As an additional point, the FSA makes it clear that the new eligibility rules will apply to all types of policies provided as part of a packaged bank account, including payment protection and pure protection policies. To avoid confusion, the FSA intends to switch off the specific eligibility provisions that currently apply to payment protection policies in a packaged bank account (contained within ICOBS 5.1.2R and 5.1.3G). Similarly, specific guidance on suitability of protection policies found in ICOBS 5.3.2G will be switched off.
The FSA received a variety of responses in relation to transparency. Although the FSA is keen to improve transparency in the bundled products market, it acknowledges that it is difficult to know what information would be most beneficial for consumers when choosing a product. There is a risk that customers will not be interested in the information they receive and the amount of disclosure required will have the effect of putting customers off buying bundled accounts. The feedback on the proposals in CP11/20 did not indicate one answer for improving transparency and, therefore, the FSA will consider a possible suite of measures to help consumers compare packaged products using the regular information it receives from firms.
In contrast, respondents unanimously agreed with the FSA that the requirement to separately disclose premiums for each insurance policy under ICOBS 6.1.13R is not helpful to consumers. The FSA believes it is unlikely that a breakdown of premiums will affect a consumer’s decision when choosing a packaged account and therefore proposes switching off ICOBS 6.1.13R with effect from 1 January 2013, subject to consultation responses.
An uncertain future for bundled accounts?
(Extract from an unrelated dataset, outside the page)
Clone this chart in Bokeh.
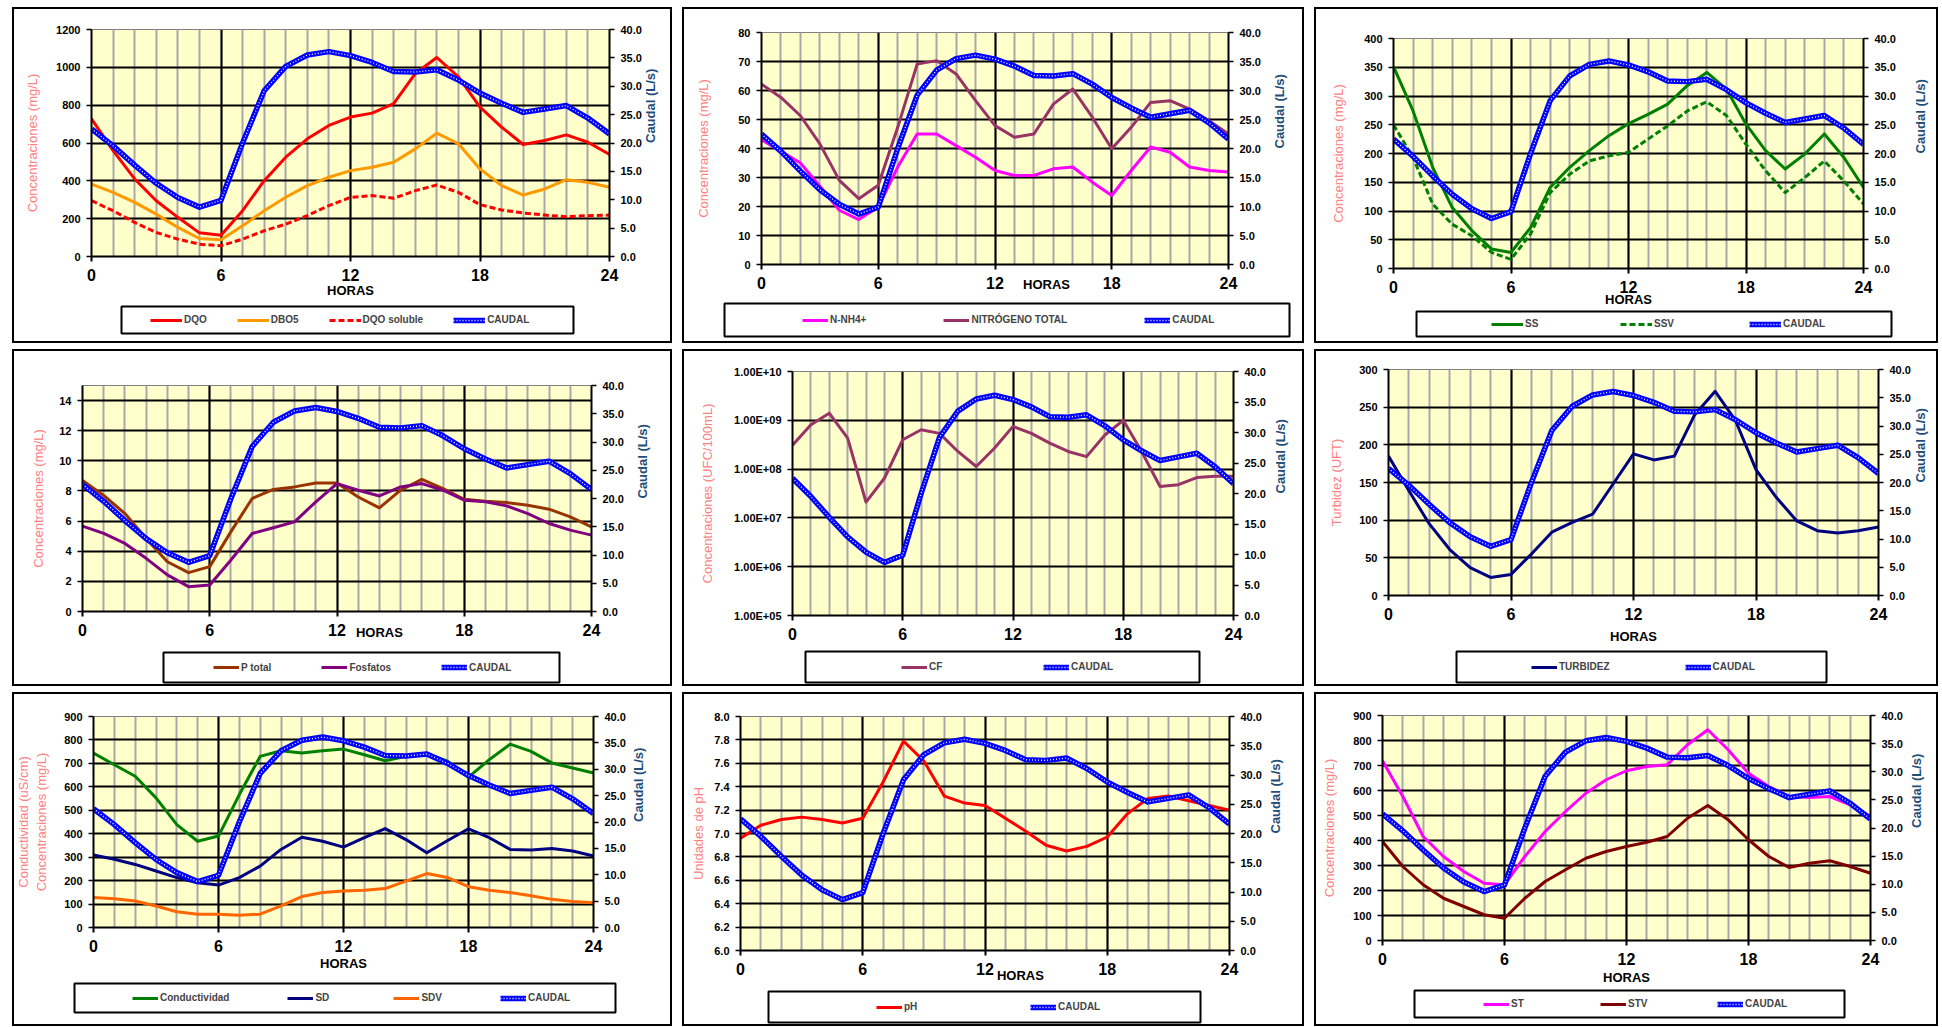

Finally, CP12/17 notes that ‘tying’ is banned in the proposed changes to the Insurance Mediation Directive. Tied products would be those which could not be bought separately. In the consultation the FSA states that: “The effect of these proposals is not yet clear, but it is possible that the current packaged bank account design where the customer chooses a fixed package for a single price might not be permitted”. Given the uncertainty of the final provisions for revised mediation rules and a likely implementation date of 2015, the FSA plans to continue trying to improve transparency in the current market.
The FSA invites responses by 29 October 2012 and expects to issues a policy statement in December 2012 containing final rules. In the meantime, the FSA will continue to monitor the packaged products market particularly in relation to transparency and will begin by looking at the effect of financial promotions on consumers’ understanding of this area.